Multidimensional Data Enrichment
One of the key areas not being addressed in current approaches is that correlation is not just for analyzing monitoring events. Correlation can also be done inside of monitoring systems. This is something Gartner alludes to in its research, but there are generally very few examples offered.
Data enrichment is something that needs to be done to provide additional context to existing data, using completely different data sources. This is often done in a primitive manner: Pulling in metadata such as tags (e.g., from a cloud platform) or orchestration engines (e.g., Kubernetes) in order to provide more context around metrics. However, it’s never done in a multidimensional way at scale.
The ability to overlay multiple data sets—including orchestration, public cloud infrastructure, network path, CDNs involved in the delivery of traffic… even security and threat-related data—is essential to create the additional context needed for algorithms to provide better insights.

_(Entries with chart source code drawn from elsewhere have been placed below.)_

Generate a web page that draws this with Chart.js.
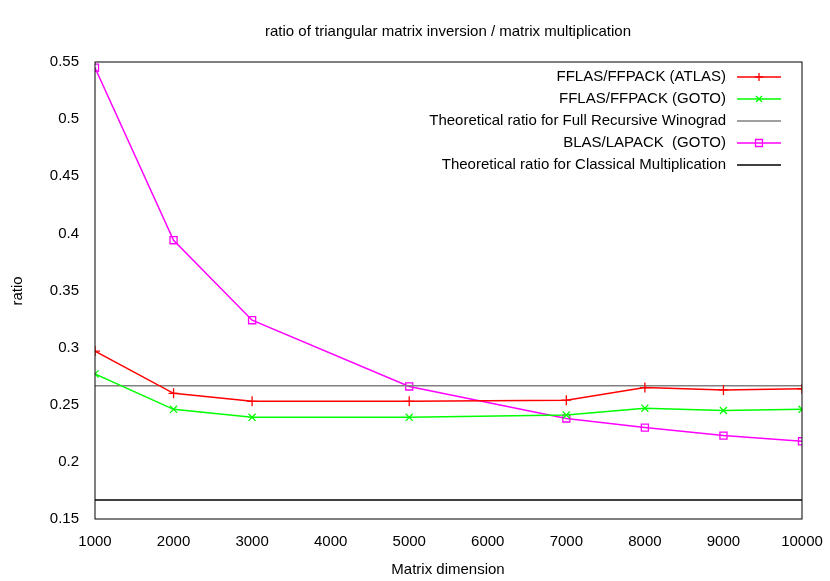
<!DOCTYPE html>
<html><head><meta charset="utf-8">
<script src="https://cdn.jsdelivr.net/npm/chart.js@4"></script>
<style>body{margin:0;background:#fff}#w{width:830px;height:581px}</style>
</head><body><div id="w"><canvas id="c"></canvas></div>
<script>
const xValues=[1000,2000,3000,5000,7000,8000,9000,10000];
const atlas=[0.297,0.260,0.253,0.253,0.254,0.265,0.263,0.264];
const goto=[0.277,0.246,0.239,0.239,0.241,0.247,0.245,0.246];
const blas=[0.545,0.394,0.324,0.266,0.238,0.230,0.223,0.218];
const winogradX=[1000,10000], winograd=[0.2667,0.2667];
const classical=[0.1667,0.1667];
const labels=["FFLAS/FFPACK (ATLAS)","FFLAS/FFPACK (GOTO)","Theoretical ratio for Full Recursive Winograd","BLAS/LAPACK  (GOTO)","Theoretical ratio for Classical Multiplication"];
const pts=(xs,ys)=>xs.map((x,i)=>({x,y:ys[i]}));
const F="'Liberation Sans', Arial, sans-serif";
const ds=[
 {label:labels[0],data:pts(xValues,atlas),borderColor:'#ff0000',pointStyle:'cross',pointRadius:5},
 {label:labels[1],data:pts(xValues,goto),borderColor:'#00ff00',pointStyle:'crossRot',pointRadius:5},
 {label:labels[2],data:pts(winogradX,winograd),borderColor:'#808080',pointRadius:0},
 {label:labels[3],data:pts(xValues,blas),borderColor:'#ff00ff',pointStyle:'rect',pointRadius:5},
 {label:labels[4],data:pts(winogradX,classical),borderColor:'#000000',pointRadius:0}
].map(d=>Object.assign({showLine:true,borderWidth:1.5,backgroundColor:'rgba(0,0,0,0)',pointBorderColor:d.borderColor,pointBorderWidth:1.3,tension:0},d));
const deco={id:'deco',afterDraw(ch){
 const c=ch.ctx,a=ch.chartArea;
 c.save();c.strokeStyle='#000';c.lineWidth=1;c.strokeRect(a.left,a.top,a.right-a.left,a.bottom-a.top);
 c.fillStyle='#000';c.font='15px '+F;c.textAlign='center';c.textBaseline='middle';
 c.fillText('ratio of triangular matrix inversion / matrix multiplication',448,32);
 c.fillText('Matrix dimension',448,570);
 c.save();c.translate(18,291);c.rotate(-Math.PI/2);c.fillText('ratio',0,0);c.restore();
 c.textAlign='right';
 ds.forEach((d,i)=>{const y=77+i*22;c.fillStyle='#000';c.fillText(d.label,726,y);
  c.strokeStyle=d.borderColor;c.lineWidth=1.5;c.beginPath();c.moveTo(737,y);c.lineTo(781,y);c.stroke();
  const m=759;c.lineWidth=1.3;c.beginPath();
  if(d.pointStyle==='cross'){c.moveTo(m-4,y);c.lineTo(m+4,y);c.moveTo(m,y-4);c.lineTo(m,y+4);}
  else if(d.pointStyle==='crossRot'){c.moveTo(m-3,y-3);c.lineTo(m+3,y+3);c.moveTo(m-3,y+3);c.lineTo(m+3,y-3);}
  else if(d.pointStyle==='rect'){c.rect(m-3.5,y-3.5,7,7);}
  c.stroke();});
 c.restore();}};
new Chart(document.getElementById('c'),{type:'scatter',data:{datasets:ds},plugins:[deco],
 options:{responsive:true,maintainAspectRatio:false,animation:false,
 layout:{padding:{top:62,right:28}},
 plugins:{legend:{display:false},tooltip:{enabled:false}},
 scales:{
  x:{type:'linear',min:1000,max:10000,grid:{display:false},border:{display:false},
     afterFit:s=>{s.height=62},
     ticks:{stepSize:1000,color:'#000',font:{family:F,size:15},maxRotation:0,padding:6,callback:v=>String(v)}},
  y:{min:0.15,max:0.55,grid:{display:false},border:{display:false},
     afterFit:s=>{s.width=95},
     ticks:{stepSize:0.05,color:'#000',font:{family:F,size:15},padding:8,callback:v=>String(+v.toFixed(2))}}}}});
</script></body></html>
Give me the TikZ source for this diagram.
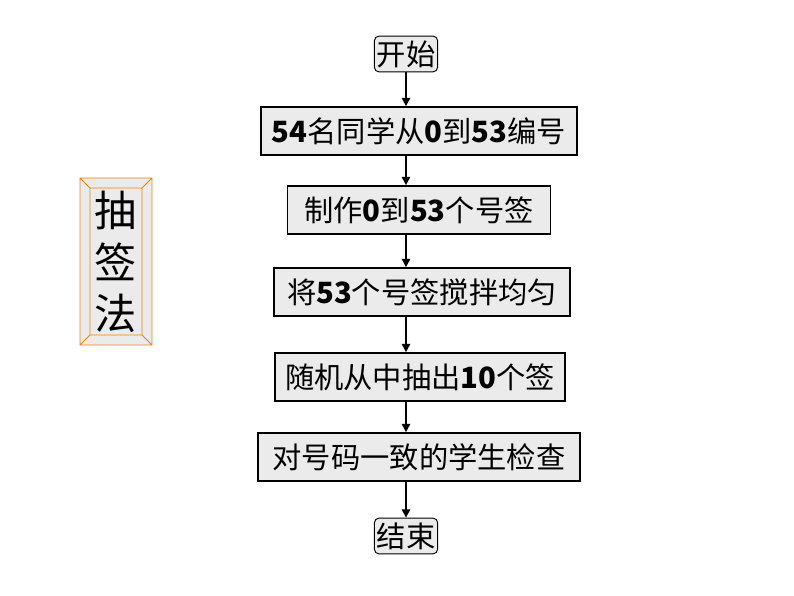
\documentclass[tikz,border=0pt]{standalone}
\usepackage{fontspec}
\setmainfont{Liberation Serif}
\newfontfamily\cjk{Noto Sans CJK SC}
\usetikzlibrary{arrows.meta}
\newcommand{\num}[1]{{\bfseries #1}}
\begin{document}
\begin{tikzpicture}[x=0.03cm, y=-0.03cm]
\tikzset{StepBox/.style = {draw, line width = 1.6pt, fill = black!8!white,
                           minimum height = 48*0.85pt, inner xsep = 4pt,
                           font = \fontsize{25}{28}\selectfont\cjk},
         TermBox/.style = {StepBox, line width = 0.8pt, rounded corners = 4pt,
                           minimum height = 36*0.85pt, inner xsep = 2pt},
         Arr/.style = {-{Triangle[length=7pt, width=7pt]}, line width = 1.6pt}}
\useasboundingbox (0,0) rectangle (794,596);
\node[TermBox] (start) at (406,54) {开始};
\node[StepBox, minimum width = 318*0.85pt] (b1) at (419,131) {\num{54}名同学从\num{0}到\num{53}编号};
\node[StepBox, minimum width = 264*0.85pt] (b2) at (419,210) {制作\num{0}到\num{53}个号签};
\node[StepBox, minimum width = 298*0.85pt] (b3) at (422,292) {将\num{53}个号签搅拌均匀};
\node[StepBox, minimum width = 292*0.85pt] (b4) at (420,377) {随机从中抽出\num{10}个签};
\node[StepBox, minimum width = 323*0.85pt] (b5) at (419,457) {对号码一致的学生检查};
\node[TermBox] (end) at (406,536) {结束};
\draw[Arr] (start.south) -- (start.south |- b1.north);
\draw[Arr] (start.south |- b1.south) -- (start.south |- b2.north);
\draw[Arr] (start.south |- b2.south) -- (start.south |- b3.north);
\draw[Arr] (start.south |- b3.south) -- (start.south |- b4.north);
\draw[Arr] (start.south |- b4.south) -- (start.south |- b5.north);
\draw[Arr] (start.south |- b5.south) -- (end.north);
% beveled frame on the left
\fill[black!8!white] (80,178) rectangle (152,345);
\draw[orange!80!brown, line width = 0.8pt] (80,178) rectangle (152,345)
      (90,188) rectangle (142,335)
      (80,178) -- (90,188) (152,178) -- (142,188)
      (80,345) -- (90,335) (152,345) -- (142,335);
\node[font = \fontsize{36}{44}\selectfont\cjk, align = center] (title) at (116,262) {抽\\签\\法};
\end{tikzpicture}
\end{document}
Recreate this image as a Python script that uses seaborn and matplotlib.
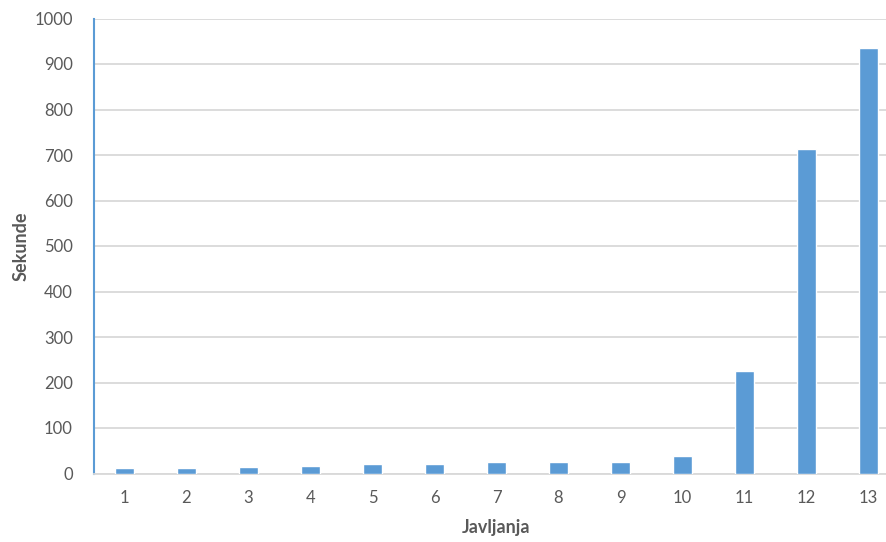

There are very few platforms that can accomplish this type of enrichment at scale, not only due to the data storage challenges, but also because most simply lack the ability to ingest and correlate data in this manner.
I was not aware of these types of capabilities before joining Kentik, but the company has been building and executing this type of multidimensional enrichment, at scale, for the last several years—all in an effort to create a next-generation AIOps platform for the network professional. Ingesting and correlating data to create additional context is required to create the level of situational awareness that lets network professionals make the right decisions, every time.
As we evolve Kentik’s data platform and capabilities we will be rethinking what is possible in order to bring the most scalable and capable platform to market.